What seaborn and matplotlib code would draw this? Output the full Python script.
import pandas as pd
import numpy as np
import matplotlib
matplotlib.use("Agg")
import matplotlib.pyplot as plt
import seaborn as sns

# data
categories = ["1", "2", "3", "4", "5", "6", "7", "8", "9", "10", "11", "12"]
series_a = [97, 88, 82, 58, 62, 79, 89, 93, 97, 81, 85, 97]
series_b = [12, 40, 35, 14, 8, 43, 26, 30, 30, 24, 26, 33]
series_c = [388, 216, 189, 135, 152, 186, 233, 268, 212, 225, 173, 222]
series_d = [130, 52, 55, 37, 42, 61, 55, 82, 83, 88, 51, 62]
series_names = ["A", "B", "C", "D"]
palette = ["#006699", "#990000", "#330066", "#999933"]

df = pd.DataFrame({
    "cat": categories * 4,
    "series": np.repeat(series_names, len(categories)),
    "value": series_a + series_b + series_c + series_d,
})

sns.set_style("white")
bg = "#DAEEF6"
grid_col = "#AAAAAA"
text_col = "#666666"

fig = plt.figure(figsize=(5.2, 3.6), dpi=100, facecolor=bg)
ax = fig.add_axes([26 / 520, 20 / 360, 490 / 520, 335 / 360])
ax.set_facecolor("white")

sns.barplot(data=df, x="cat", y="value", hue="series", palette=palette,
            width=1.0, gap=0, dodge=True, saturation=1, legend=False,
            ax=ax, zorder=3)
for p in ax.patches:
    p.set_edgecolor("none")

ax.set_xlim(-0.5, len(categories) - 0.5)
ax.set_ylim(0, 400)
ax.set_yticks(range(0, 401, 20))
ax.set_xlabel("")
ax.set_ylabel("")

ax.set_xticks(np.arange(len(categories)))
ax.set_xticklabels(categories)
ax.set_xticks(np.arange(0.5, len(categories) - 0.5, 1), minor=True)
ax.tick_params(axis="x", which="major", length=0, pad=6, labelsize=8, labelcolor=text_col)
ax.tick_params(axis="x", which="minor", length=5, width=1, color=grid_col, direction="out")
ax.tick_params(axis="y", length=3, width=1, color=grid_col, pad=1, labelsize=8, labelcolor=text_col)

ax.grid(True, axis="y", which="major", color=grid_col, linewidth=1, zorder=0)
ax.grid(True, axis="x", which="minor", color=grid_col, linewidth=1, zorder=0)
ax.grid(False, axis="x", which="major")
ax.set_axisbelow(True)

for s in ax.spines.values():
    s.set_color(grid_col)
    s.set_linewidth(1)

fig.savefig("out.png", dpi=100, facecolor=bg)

• • • • • • •

Goal of the exercise —
Return, please, the lines of the data from the first through the line containing "import seaborn as sns", both kept, exactly as they stand and nothing more.

Task response —
What seaborn and matplotlib code would draw this? Output the full Python script.
import pandas as pd
import numpy as np
import matplotlib
matplotlib.use("Agg")
import matplotlib.pyplot as plt
import seaborn as sns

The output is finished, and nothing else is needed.